In National Union of Mineworkers on behalf of Botsane v Anglo Platinum mine (Rustenburg section) (2014) 35 ILJ 2406 (LAC), the Labour Appeal Court emphasized the importance of raising the inconsistency case from the beginning of the proceedings and with relevant detail. At paragraph 39, the court stated:
“Moreover, as a matter of practice, a party, usually the aggrieved employee, who believes that a case for inconsistency can be argued, ought, at the outset of proceedings, to aver such an issue openly and unequivocally so that the employer is put on proper and fair terms to address it. A generalised allegation is never good enough. A concrete allegation identifying who the persons are who were treated differently and the basis upon which they ought not to have been treated differently must be set out clearly. Introducing such an issue in an ambush-like fashion, or as an afterthought, does not serve to produce a fair adjudication process.”
In Mphigalale v Safety & Security Sectoral Bargaining Council & others (2012) 33 ILJ 1464 (LC), it was held:
“This court, in numerous previous decisions, has viewed dishonesty in a serious light and has come to the conclusion in most instances that it results in a breakdown of the trust relationship between the parties. I am accordingly satisfied that the decision of the commissioner that the dismissal of the applicant was fair, in spite of the existence of a previous inconsistent sanction imposed on two policemen previously for the same misconduct and mitigating factors, was reasonable. It follows, therefore, given the nature of the misconduct committed by the applicant, that the SAPS ‘cannot be expected to continue repeating a wrong decision in obeisance to a principle of consistency,’ even in spite of there being no evidence of notice by the employer to its employees that employees who were found guilty of corruption would henceforth face dismissal.”

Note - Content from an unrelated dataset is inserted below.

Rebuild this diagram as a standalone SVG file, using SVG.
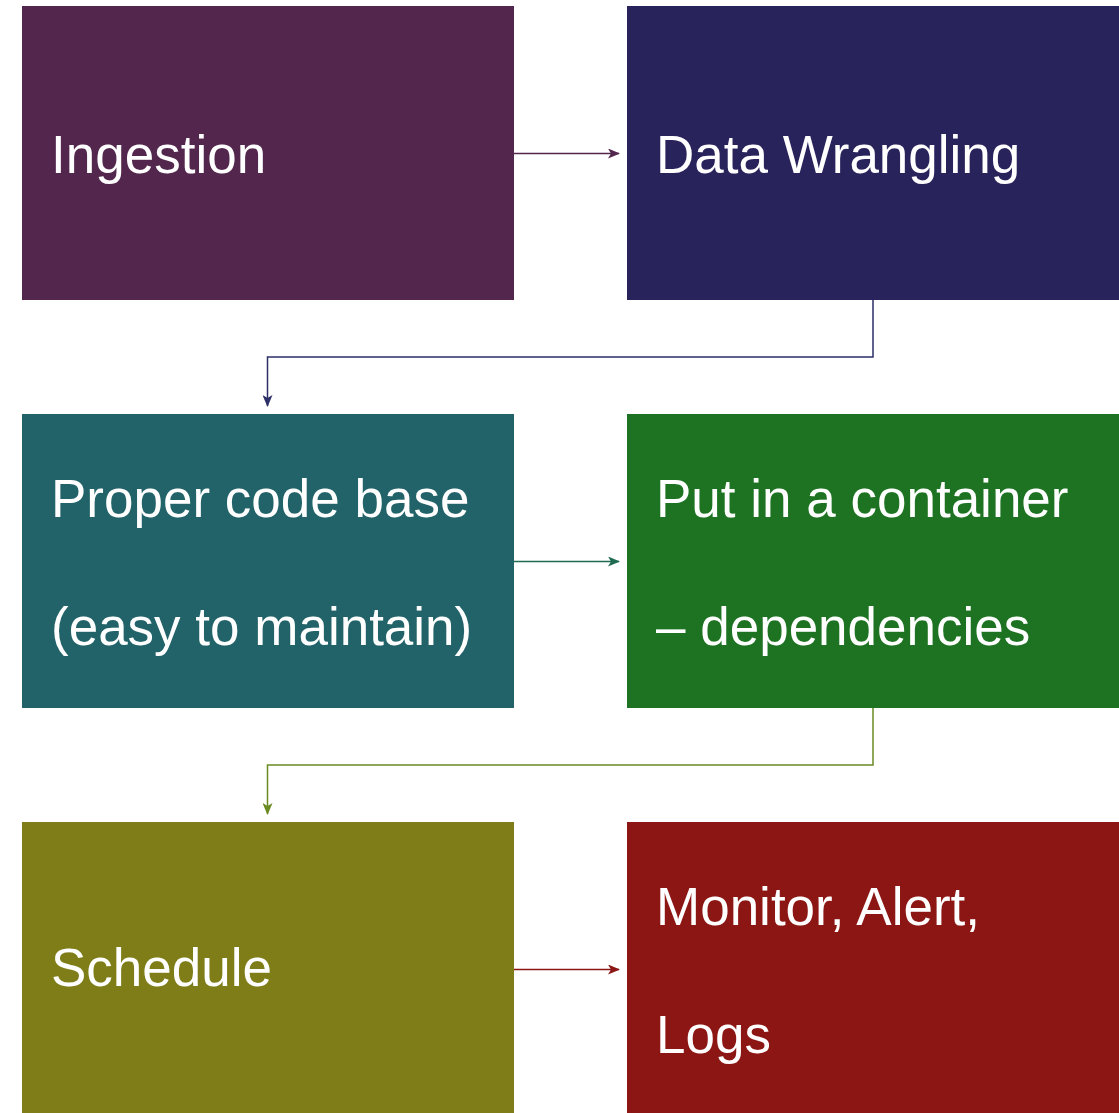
<svg xmlns="http://www.w3.org/2000/svg" width="1119" height="1113" viewBox="0 0 1119 1113">
<style>
.box{stroke:none}
.lbl{font-family:"Liberation Sans",Arial,sans-serif;font-size:53px;fill:#ffffff}
.conn{fill:none;stroke-width:1.5}
</style>
<defs>
<marker id="m1" viewBox="0 0 12 10" refX="11" refY="5" markerUnits="userSpaceOnUse" markerWidth="12" markerHeight="10" orient="auto"><path d="M0,0 L12,5 L0,10 L3,5 Z" fill="#53264d"/></marker>
<marker id="m2" viewBox="0 0 12 10" refX="11" refY="5" markerUnits="userSpaceOnUse" markerWidth="12" markerHeight="10" orient="auto"><path d="M0,0 L12,5 L0,10 L3,5 Z" fill="#2d2f68"/></marker>
<marker id="m3" viewBox="0 0 12 10" refX="11" refY="5" markerUnits="userSpaceOnUse" markerWidth="12" markerHeight="10" orient="auto"><path d="M0,0 L12,5 L0,10 L3,5 Z" fill="#1f6b52"/></marker>
<marker id="m4" viewBox="0 0 12 10" refX="11" refY="5" markerUnits="userSpaceOnUse" markerWidth="12" markerHeight="10" orient="auto"><path d="M0,0 L12,5 L0,10 L3,5 Z" fill="#6a8a22"/></marker>
<marker id="m5" viewBox="0 0 12 10" refX="11" refY="5" markerUnits="userSpaceOnUse" markerWidth="12" markerHeight="10" orient="auto"><path d="M0,0 L12,5 L0,10 L3,5 Z" fill="#8b1614"/></marker>
</defs>
<rect width="1119" height="1113" fill="#ffffff"/>
<g id="connectors">
<path class="conn" d="M514,153.5 H619" stroke="#53264d" marker-end="url(#m1)"/>
<path class="conn" d="M873,300 V357 H267.5 V406" stroke="#2d2f68" marker-end="url(#m2)"/>
<path class="conn" d="M514,561.5 H619" stroke="#1f6b52" marker-end="url(#m3)"/>
<path class="conn" d="M873,708 V765 H267.5 V814" stroke="#6a8a22" marker-end="url(#m4)"/>
<path class="conn" d="M514,969.5 H619" stroke="#8b1614" marker-end="url(#m5)"/>
</g>
<g id="ingestion">
<rect class="box" x="22" y="6" width="492" height="294" fill="#53264d"/>
<text class="lbl" x="51" y="173">Ingestion</text>
</g>
<g id="data-wrangling">
<rect class="box" x="627" y="6" width="492" height="294" fill="#29235c"/>
<text class="lbl" x="656" y="173">Data Wrangling</text>
</g>
<g id="proper-code-base">
<rect class="box" x="22" y="414" width="492" height="294" fill="#216369"/>
<text class="lbl" x="51" y="517">Proper code base</text>
<text class="lbl" x="51" y="645">(easy to maintain)</text>
</g>
<g id="container">
<rect class="box" x="627" y="414" width="492" height="294" fill="#1e7322"/>
<text class="lbl" x="656" y="517">Put in a container</text>
<text class="lbl" x="656" y="645">– dependencies</text>
</g>
<g id="schedule">
<rect class="box" x="22" y="822" width="492" height="291" fill="#7e7d18"/>
<text class="lbl" x="51" y="986">Schedule</text>
</g>
<g id="monitor">
<rect class="box" x="627" y="822" width="492" height="291" fill="#8b1614"/>
<text class="lbl" x="656" y="925">Monitor, Alert,</text>
<text class="lbl" x="656" y="1053">Logs</text>
</g>
</svg>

In Conmed Health CC v Bargaining Council for the Chemical Industries and Others (2012) 33 ILJ 623 (LC) at paragraph 8, the Court held:
“As stated previously by this court the parity rule does not take away the right of the employer to impose different sanctions on employees who were involved in the same act of misconduct. The issue when faced with the complaint that the employer has applied discipline inconsistently is to consider the fairness of such inconsistent application of discipline. In other words, the differential sanctions do not automatically lead to the conclusion that the dismissal was unfair. The fairness of the dismissal has to be determined on the basis of whether the employer, in imposing differential sanctions, acted unfairly. In assessing the fairness of a dismissal in a case involving the imposition of differential sanctions, the commissioner has to consider whether there is an objective and fair reason for imposing different sanctions for misconduct arising from the same offence.”
Conclusion
In light of the above discussions, it is recommended that employers should adopt a consistent approach to employee discipline across the organisation. Employers must ensure that disciplinary penalties and sanctions are aligned with the previous sanctions meted out against employees, except in cases where strong, justifiable reasons warrant deviation. Finally, it is advisable that employers should appoint independent professional chairpersons to preside over internal disciplinary hearings. These appointed chairpersons must demonstrate the necessary skills, knowledge, and experience in conducting disciplinary hearings to uphold fairness and integrity in the process. By adhering to these recommendations, organisations can foster a culture of trust, transparency, and fairness, thereby enhancing overall workplace harmony and productivity.